### EXERCISE REQUIREMENTS
Beginning with the first line, set down every line through the one containing "-30], [17, -28]];", exactly as it appears, but not the pictures.

### DATA TO PROCESS
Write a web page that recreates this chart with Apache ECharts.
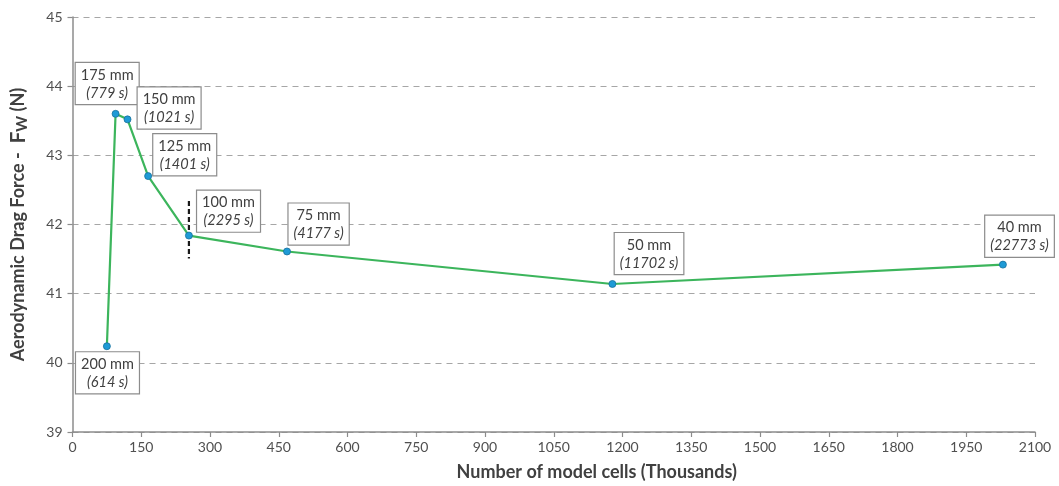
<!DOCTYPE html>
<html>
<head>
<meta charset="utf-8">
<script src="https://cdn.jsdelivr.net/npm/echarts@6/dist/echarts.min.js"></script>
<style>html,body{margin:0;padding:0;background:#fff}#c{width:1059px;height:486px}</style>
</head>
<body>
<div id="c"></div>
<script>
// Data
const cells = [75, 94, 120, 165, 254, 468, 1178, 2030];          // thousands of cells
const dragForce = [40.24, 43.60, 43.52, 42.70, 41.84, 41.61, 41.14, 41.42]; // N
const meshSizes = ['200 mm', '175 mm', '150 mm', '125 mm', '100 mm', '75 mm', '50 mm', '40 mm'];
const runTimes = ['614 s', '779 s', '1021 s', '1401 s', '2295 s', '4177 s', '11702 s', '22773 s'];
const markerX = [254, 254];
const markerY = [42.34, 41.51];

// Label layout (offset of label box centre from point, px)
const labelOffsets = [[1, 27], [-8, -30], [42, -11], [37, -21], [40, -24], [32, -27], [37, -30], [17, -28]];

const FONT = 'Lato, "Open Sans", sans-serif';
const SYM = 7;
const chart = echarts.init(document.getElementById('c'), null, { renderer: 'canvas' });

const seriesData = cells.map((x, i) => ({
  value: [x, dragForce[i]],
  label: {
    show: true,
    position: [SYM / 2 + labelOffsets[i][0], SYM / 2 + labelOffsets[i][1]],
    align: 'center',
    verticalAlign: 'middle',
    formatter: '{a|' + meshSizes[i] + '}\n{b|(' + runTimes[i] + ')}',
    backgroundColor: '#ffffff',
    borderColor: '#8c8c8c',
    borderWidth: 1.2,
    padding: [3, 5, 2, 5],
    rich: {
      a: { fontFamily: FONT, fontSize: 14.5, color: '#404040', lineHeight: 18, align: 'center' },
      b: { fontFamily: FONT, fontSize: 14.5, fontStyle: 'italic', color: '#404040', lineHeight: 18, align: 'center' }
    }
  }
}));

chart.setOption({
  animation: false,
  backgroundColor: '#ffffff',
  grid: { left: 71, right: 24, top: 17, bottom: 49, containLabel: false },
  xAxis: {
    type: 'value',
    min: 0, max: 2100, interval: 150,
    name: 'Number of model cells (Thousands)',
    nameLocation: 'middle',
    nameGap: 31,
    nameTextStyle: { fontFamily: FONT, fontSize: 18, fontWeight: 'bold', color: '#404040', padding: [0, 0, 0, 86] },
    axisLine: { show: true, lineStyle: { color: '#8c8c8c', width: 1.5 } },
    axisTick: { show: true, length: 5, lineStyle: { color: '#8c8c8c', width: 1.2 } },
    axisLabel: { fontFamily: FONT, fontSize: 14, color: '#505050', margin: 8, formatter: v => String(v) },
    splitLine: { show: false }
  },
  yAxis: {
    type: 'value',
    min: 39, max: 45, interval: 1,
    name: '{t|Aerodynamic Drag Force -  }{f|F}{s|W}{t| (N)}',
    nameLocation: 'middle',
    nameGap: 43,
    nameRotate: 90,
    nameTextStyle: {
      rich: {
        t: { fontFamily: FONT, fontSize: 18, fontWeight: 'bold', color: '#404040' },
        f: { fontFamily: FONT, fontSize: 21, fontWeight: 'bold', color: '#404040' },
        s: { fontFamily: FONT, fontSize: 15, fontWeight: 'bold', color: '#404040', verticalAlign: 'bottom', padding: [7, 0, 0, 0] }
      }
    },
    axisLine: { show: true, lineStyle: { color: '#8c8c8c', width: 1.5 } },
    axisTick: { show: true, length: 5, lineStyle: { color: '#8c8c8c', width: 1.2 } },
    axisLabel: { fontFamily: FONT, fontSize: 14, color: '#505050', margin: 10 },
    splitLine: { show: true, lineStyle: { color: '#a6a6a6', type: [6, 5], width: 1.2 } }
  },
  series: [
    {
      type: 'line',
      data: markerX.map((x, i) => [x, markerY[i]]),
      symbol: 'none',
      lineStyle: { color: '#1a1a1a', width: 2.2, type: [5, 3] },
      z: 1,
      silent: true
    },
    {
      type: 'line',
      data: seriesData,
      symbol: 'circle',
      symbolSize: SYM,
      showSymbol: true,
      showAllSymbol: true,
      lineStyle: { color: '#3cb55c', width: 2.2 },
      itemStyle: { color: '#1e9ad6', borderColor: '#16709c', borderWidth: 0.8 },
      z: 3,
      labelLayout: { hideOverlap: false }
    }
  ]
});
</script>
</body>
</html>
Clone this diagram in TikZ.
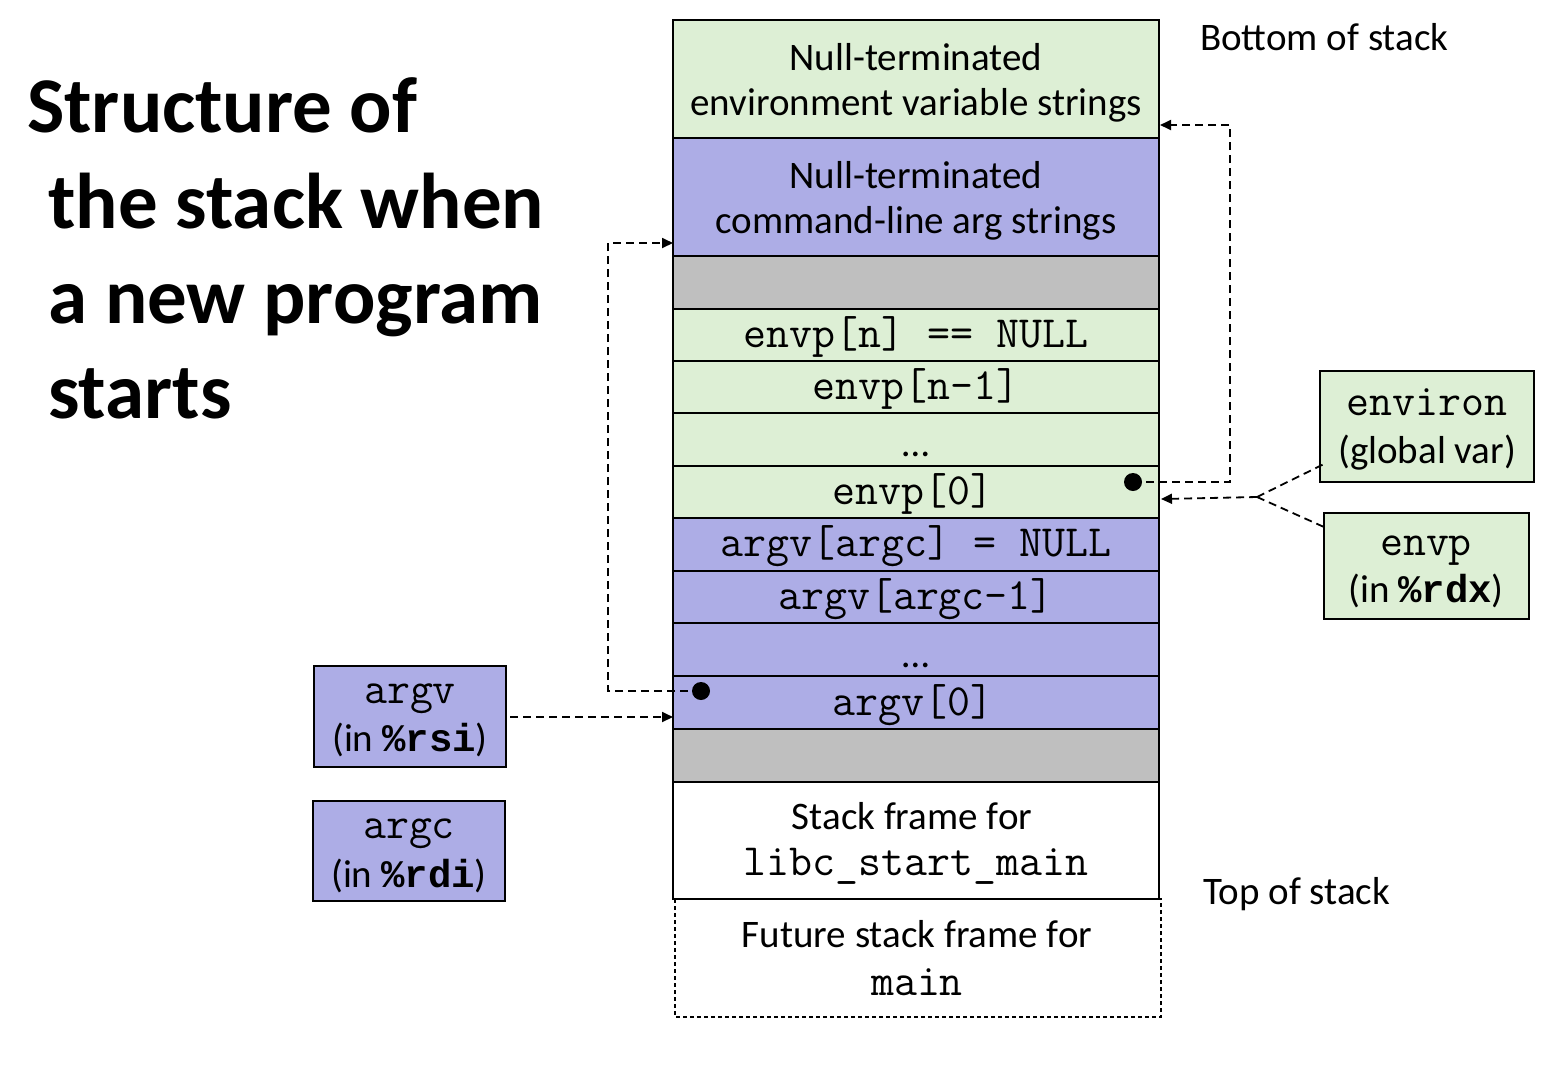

### SOLUTION TO THIS PROBLEM
Write a web page that recreates this chart with Apache ECharts.
<!DOCTYPE html>
<html>
<head>
<meta charset="utf-8">
<script src="https://cdn.jsdelivr.net/npm/echarts@6/dist/echarts.min.js"></script>
<style>html,body{margin:0;padding:0;background:#fff}#c{width:1059px;height:486px}</style>
</head>
<body>
<div id="c"></div>
<script>
// Data
const cells = [75, 94, 120, 165, 254, 468, 1178, 2030];          // thousands of cells
const dragForce = [40.24, 43.60, 43.52, 42.70, 41.84, 41.61, 41.14, 41.42]; // N
const meshSizes = ['200 mm', '175 mm', '150 mm', '125 mm', '100 mm', '75 mm', '50 mm', '40 mm'];
const runTimes = ['614 s', '779 s', '1021 s', '1401 s', '2295 s', '4177 s', '11702 s', '22773 s'];
const markerX = [254, 254];
const markerY = [42.34, 41.51];

// Label layout (offset of label box centre from point, px)
const labelOffsets = [[1, 27], [-8, -30], [42, -11], [37, -21], [40, -24], [32, -27], [37, -30], [17, -28]];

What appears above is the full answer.